[Exercise prompt] Reproduce the listing below exactly. Pictures do not belong in the copy.

[Data provided]
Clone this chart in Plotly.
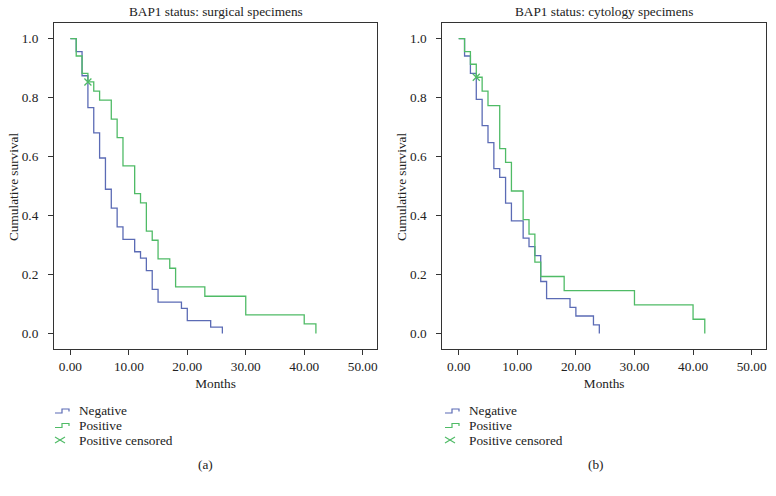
import plotly.graph_objects as go

# Panel (a): surgical specimens
a_neg_months = [0, 1, 2, 3, 4, 5, 6, 7, 8, 9, 11, 12, 13, 14, 15, 19, 20, 24, 26]
a_neg_surv = [1.0, 0.956, 0.874, 0.766, 0.680, 0.595, 0.489, 0.425, 0.361, 0.319,
              0.277, 0.255, 0.213, 0.149, 0.106, 0.085, 0.043, 0.021, 0.0]
a_pos_months = [0, 1, 2, 3, 4, 5, 7, 8, 9, 11, 12, 13, 14, 15, 17, 18, 23, 30, 40, 42]
a_pos_surv = [1.0, 0.941, 0.882, 0.853, 0.822, 0.791, 0.727, 0.664, 0.568, 0.474,
              0.443, 0.347, 0.316, 0.253, 0.221, 0.158, 0.126, 0.063, 0.032, 0.0]
a_cens_months = [3]
a_cens_surv = [0.853]

# Panel (b): cytology specimens
b_neg_months = [0, 1, 2, 3, 4, 5, 6, 7, 8, 9, 11, 12, 13, 14, 15, 19, 20, 23, 24]
b_neg_surv = [1.0, 0.941, 0.882, 0.794, 0.705, 0.647, 0.559, 0.529, 0.442, 0.382,
              0.323, 0.294, 0.264, 0.176, 0.118, 0.088, 0.059, 0.029, 0.0]
b_pos_months = [0, 1, 2, 3, 4, 5, 7, 8, 9, 11, 12, 13, 14, 18, 30, 40, 42]
b_pos_surv = [1.0, 0.956, 0.913, 0.869, 0.822, 0.773, 0.627, 0.580, 0.483, 0.386,
              0.337, 0.242, 0.193, 0.145, 0.097, 0.048, 0.0]
b_cens_months = [3]
b_cens_surv = [0.869]

x_ticks = [0, 10, 20, 30, 40, 50]
y_ticks = [0.0, 0.2, 0.4, 0.6, 0.8, 1.0]
titles = ["BAP1 status: surgical specimens", "BAP1 status: cytology specimens"]
panel_labels = ["(a)", "(b)"]
legend_names = ["Negative", "Positive", "Positive censored"]
y_title = "Cumulative survival"

BLUE = "#5b6bb5"
GREEN = "#4fbb66"
FONT = "Liberation Serif"
FS = 13.3
AX = "#333333"
TXT = "#222222"
W, H = 776, 496


def px(x):
    return x / W


def py(y):
    return 1 - y / H


fig = go.Figure()

panels = [
    (a_neg_months, a_neg_surv, a_pos_months, a_pos_surv, a_cens_months, a_cens_surv, "x", "y"),
    (b_neg_months, b_neg_surv, b_pos_months, b_pos_surv, b_cens_months, b_cens_surv, "x2", "y2"),
]
for nm, ns, pm, ps, cm, cs, xa, ya in panels:
    fig.add_trace(go.Scatter(x=nm, y=ns, mode="lines", line=dict(color=BLUE, width=1.3, shape="hv"),
                             name=legend_names[0], xaxis=xa, yaxis=ya, showlegend=False))
    fig.add_trace(go.Scatter(x=pm, y=ps, mode="lines", line=dict(color=GREEN, width=1.3, shape="hv"),
                             name=legend_names[1], xaxis=xa, yaxis=ya, showlegend=False))
    fig.add_trace(go.Scatter(x=cm, y=cs, mode="markers",
                             marker=dict(symbol="x-thin-open", size=7, color=GREEN,
                                         line=dict(color=GREEN, width=1.3)),
                             name=legend_names[2], xaxis=xa, yaxis=ya, showlegend=False))

xcommon = dict(range=[-2.8, 52.45], tickvals=x_ticks, tickformat=".2f", ticks="outside", ticklen=5,
               tickcolor=AX, showline=True, linecolor=AX, linewidth=1, mirror=True, showgrid=False,
               zeroline=False, automargin=False, tickfont=dict(family=FONT, size=FS, color=TXT),
               title=dict(text="Months", font=dict(family=FONT, size=FS, color=TXT), standoff=5))
ycommon = dict(range=[-0.054, 1.054], tickvals=y_ticks, tickformat=".1f", ticks="outside", ticklen=5,
               tickcolor=AX, showline=True, linecolor=AX, linewidth=1, mirror=True, showgrid=False,
               zeroline=False, automargin=False, tickfont=dict(family=FONT, size=FS, color=TXT),
               ticklabelstandoff=7)

fig.update_layout(
    width=W, height=H, margin=dict(l=0, r=0, t=0, b=0, autoexpand=False),
    paper_bgcolor="white", plot_bgcolor="white",
    font=dict(family=FONT, size=FS, color=TXT),
    xaxis=dict(domain=[px(54), px(377)], anchor="y", **xcommon),
    yaxis=dict(domain=[py(349.3), py(22.7)], anchor="x", **ycommon),
    xaxis2=dict(domain=[px(442.3), px(766)], anchor="y2", **xcommon),
    yaxis2=dict(domain=[py(349.3), py(22.7)], anchor="x2", **ycommon),
    showlegend=False,
)

# titles, y-axis titles and panel labels
for i, dx in enumerate([0, 388]):
    fig.add_annotation(text=titles[i], x=px(216 + dx), y=py(12), xref="paper", yref="paper",
                       showarrow=False, xanchor="center", yanchor="middle",
                       font=dict(family=FONT, size=FS, color=TXT))
    fig.add_annotation(text=y_title, x=px(14 + dx), y=py(187), xref="paper", yref="paper",
                       showarrow=False, xanchor="center", yanchor="middle", textangle=-90,
                       font=dict(family=FONT, size=FS, color=TXT))
    fig.add_annotation(text=panel_labels[i], x=px(205 + dx + (3 if i else 0)), y=py(464),
                       xref="paper", yref="paper", showarrow=False, xanchor="center", yanchor="middle",
                       font=dict(family=FONT, size=FS, color=TXT))

# manual legends (step glyphs, censor cross)
rows = [410.5, 425, 440]
for dx in [0, 390]:
    x0 = 55 + dx
    for r, (name, col) in enumerate(zip(legend_names[:2], [BLUE, GREEN])):
        yc = rows[r]
        path = (f"M{px(x0)},{py(yc + 2.5)} L{px(x0 + 7)},{py(yc + 2.5)} L{px(x0 + 7)},{py(yc - 1.5)} "
                f"L{px(x0 + 14)},{py(yc - 1.5)} L{px(x0 + 14)},{py(yc + 1)}")
        fig.add_shape(type="path", path=path, xref="paper", yref="paper",
                      line=dict(color=col, width=1.2))
    yc = rows[2]
    for (ya_, yb_) in [(yc - 3, yc + 3), (yc + 3, yc - 3)]:
        fig.add_shape(type="line", x0=px(x0), x1=px(x0 + 10), y0=py(ya_), y1=py(yb_),
                      xref="paper", yref="paper", line=dict(color=GREEN, width=1.1))
    for r, name in enumerate(legend_names):
        fig.add_annotation(text=name, x=px(x0 + 22), y=py(rows[r]), xref="paper", yref="paper",
                           showarrow=False, xanchor="left", yanchor="middle",
                           font=dict(family=FONT, size=FS, color=TXT))

fig.write_html("out.html", config={"displayModeBar": False},
               post_script="document.body.style.margin='0';document.body.style.overflow='hidden';")
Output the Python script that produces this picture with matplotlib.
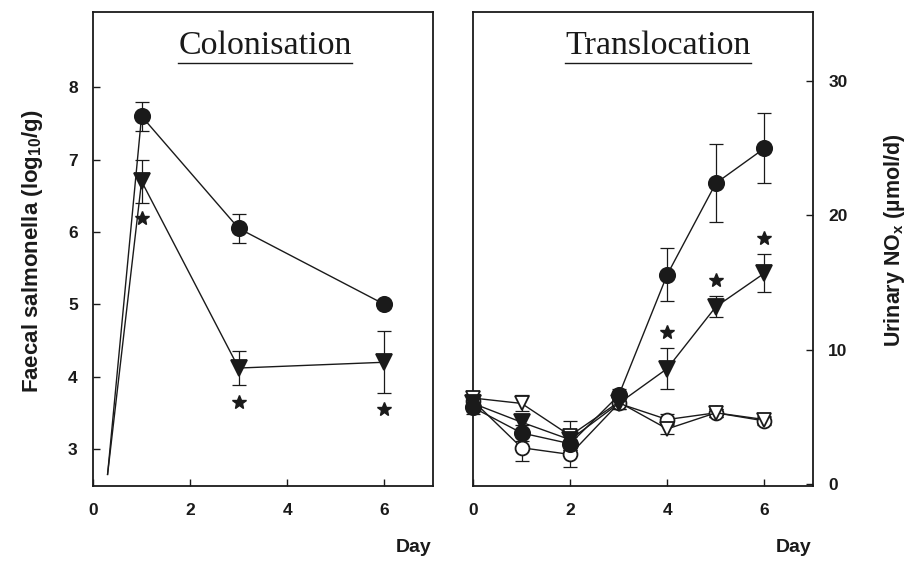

[Exercise output]
Clone this chart in Plotly.
import plotly.graph_objects as go

# Panel (a): surgical specimens
a_neg_months = [0, 1, 2, 3, 4, 5, 6, 7, 8, 9, 11, 12, 13, 14, 15, 19, 20, 24, 26]
a_neg_surv = [1.0, 0.956, 0.874, 0.766, 0.680, 0.595, 0.489, 0.425, 0.361, 0.319,
              0.277, 0.255, 0.213, 0.149, 0.106, 0.085, 0.043, 0.021, 0.0]
a_pos_months = [0, 1, 2, 3, 4, 5, 7, 8, 9, 11, 12, 13, 14, 15, 17, 18, 23, 30, 40, 42]
a_pos_surv = [1.0, 0.941, 0.882, 0.853, 0.822, 0.791, 0.727, 0.664, 0.568, 0.474,
              0.443, 0.347, 0.316, 0.253, 0.221, 0.158, 0.126, 0.063, 0.032, 0.0]
a_cens_months = [3]
a_cens_surv = [0.853]

# Panel (b): cytology specimens
b_neg_months = [0, 1, 2, 3, 4, 5, 6, 7, 8, 9, 11, 12, 13, 14, 15, 19, 20, 23, 24]
b_neg_surv = [1.0, 0.941, 0.882, 0.794, 0.705, 0.647, 0.559, 0.529, 0.442, 0.382,
              0.323, 0.294, 0.264, 0.176, 0.118, 0.088, 0.059, 0.029, 0.0]
b_pos_months = [0, 1, 2, 3, 4, 5, 7, 8, 9, 11, 12, 13, 14, 18, 30, 40, 42]
b_pos_surv = [1.0, 0.956, 0.913, 0.869, 0.822, 0.773, 0.627, 0.580, 0.483, 0.386,
              0.337, 0.242, 0.193, 0.145, 0.097, 0.048, 0.0]
b_cens_months = [3]
b_cens_surv = [0.869]

x_ticks = [0, 10, 20, 30, 40, 50]
y_ticks = [0.0, 0.2, 0.4, 0.6, 0.8, 1.0]
titles = ["BAP1 status: surgical specimens", "BAP1 status: cytology specimens"]
panel_labels = ["(a)", "(b)"]
legend_names = ["Negative", "Positive", "Positive censored"]
y_title = "Cumulative survival"

BLUE = "#5b6bb5"
GREEN = "#4fbb66"
FONT = "Liberation Serif"
FS = 13.3
AX = "#333333"
TXT = "#222222"
W, H = 776, 496


def px(x):
    return x / W


def py(y):
    return 1 - y / H


fig = go.Figure()

panels = [
    (a_neg_months, a_neg_surv, a_pos_months, a_pos_surv, a_cens_months, a_cens_surv, "x", "y"),
    (b_neg_months, b_neg_surv, b_pos_months, b_pos_surv, b_cens_months, b_cens_surv, "x2", "y2"),
]
for nm, ns, pm, ps, cm, cs, xa, ya in panels:
    fig.add_trace(go.Scatter(x=nm, y=ns, mode="lines", line=dict(color=BLUE, width=1.3, shape="hv"),
                             name=legend_names[0], xaxis=xa, yaxis=ya, showlegend=False))
    fig.add_trace(go.Scatter(x=pm, y=ps, mode="lines", line=dict(color=GREEN, width=1.3, shape="hv"),
                             name=legend_names[1], xaxis=xa, yaxis=ya, showlegend=False))
    fig.add_trace(go.Scatter(x=cm, y=cs, mode="markers",
                             marker=dict(symbol="x-thin-open", size=7, color=GREEN,
                                         line=dict(color=GREEN, width=1.3)),
                             name=legend_names[2], xaxis=xa, yaxis=ya, showlegend=False))

xcommon = dict(range=[-2.8, 52.45], tickvals=x_ticks, tickformat=".2f", ticks="outside", ticklen=5,
               tickcolor=AX, showline=True, linecolor=AX, linewidth=1, mirror=True, showgrid=False,
               zeroline=False, automargin=False, tickfont=dict(family=FONT, size=FS, color=TXT),
               title=dict(text="Months", font=dict(family=FONT, size=FS, color=TXT), standoff=5))
ycommon = dict(range=[-0.054, 1.054], tickvals=y_ticks, tickformat=".1f", ticks="outside", ticklen=5,
               tickcolor=AX, showline=True, linecolor=AX, linewidth=1, mirror=True, showgrid=False,
               zeroline=False, automargin=False, tickfont=dict(family=FONT, size=FS, color=TXT),
               ticklabelstandoff=7)

fig.update_layout(
    width=W, height=H, margin=dict(l=0, r=0, t=0, b=0, autoexpand=False),
    paper_bgcolor="white", plot_bgcolor="white",
    font=dict(family=FONT, size=FS, color=TXT),
    xaxis=dict(domain=[px(54), px(377)], anchor="y", **xcommon),
    yaxis=dict(domain=[py(349.3), py(22.7)], anchor="x", **ycommon),
    xaxis2=dict(domain=[px(442.3), px(766)], anchor="y2", **xcommon),
    yaxis2=dict(domain=[py(349.3), py(22.7)], anchor="x2", **ycommon),
    showlegend=False,
)

# titles, y-axis titles and panel labels
for i, dx in enumerate([0, 388]):
    fig.add_annotation(text=titles[i], x=px(216 + dx), y=py(12), xref="paper", yref="paper",
                       showarrow=False, xanchor="center", yanchor="middle",
                       font=dict(family=FONT, size=FS, color=TXT))
    fig.add_annotation(text=y_title, x=px(14 + dx), y=py(187), xref="paper", yref="paper",
                       showarrow=False, xanchor="center", yanchor="middle", textangle=-90,
                       font=dict(family=FONT, size=FS, color=TXT))
    fig.add_annotation(text=panel_labels[i], x=px(205 + dx + (3 if i else 0)), y=py(464),
                       xref="paper", yref="paper", showarrow=False, xanchor="center", yanchor="middle",
                       font=dict(family=FONT, size=FS, color=TXT))

# manual legends (step glyphs, censor cross)
rows = [410.5, 425, 440]
for dx in [0, 390]:
    x0 = 55 + dx
    for r, (name, col) in enumerate(zip(legend_names[:2], [BLUE, GREEN])):
        yc = rows[r]
        path = (f"M{px(x0)},{py(yc + 2.5)} L{px(x0 + 7)},{py(yc + 2.5)} L{px(x0 + 7)},{py(yc - 1.5)} "
                f"L{px(x0 + 14)},{py(yc - 1.5)} L{px(x0 + 14)},{py(yc + 1)}")
        fig.add_shape(type="path", path=path, xref="paper", yref="paper",
                      line=dict(color=col, width=1.2))
    yc = rows[2]
    for (ya_, yb_) in [(yc - 3, yc + 3), (yc + 3, yc - 3)]:
        fig.add_shape(type="line", x0=px(x0), x1=px(x0 + 10), y0=py(ya_), y1=py(yb_),
                      xref="paper", yref="paper", line=dict(color=GREEN, width=1.1))
    for r, name in enumerate(legend_names):
        fig.add_annotation(text=name, x=px(x0 + 22), y=py(rows[r]), xref="paper", yref="paper",
                           showarrow=False, xanchor="left", yanchor="middle",
                           font=dict(family=FONT, size=FS, color=TXT))

fig.write_html("out.html", config={"displayModeBar": False},
               post_script="document.body.style.margin='0';document.body.style.overflow='hidden';")
Output the Python script that produces this picture with matplotlib.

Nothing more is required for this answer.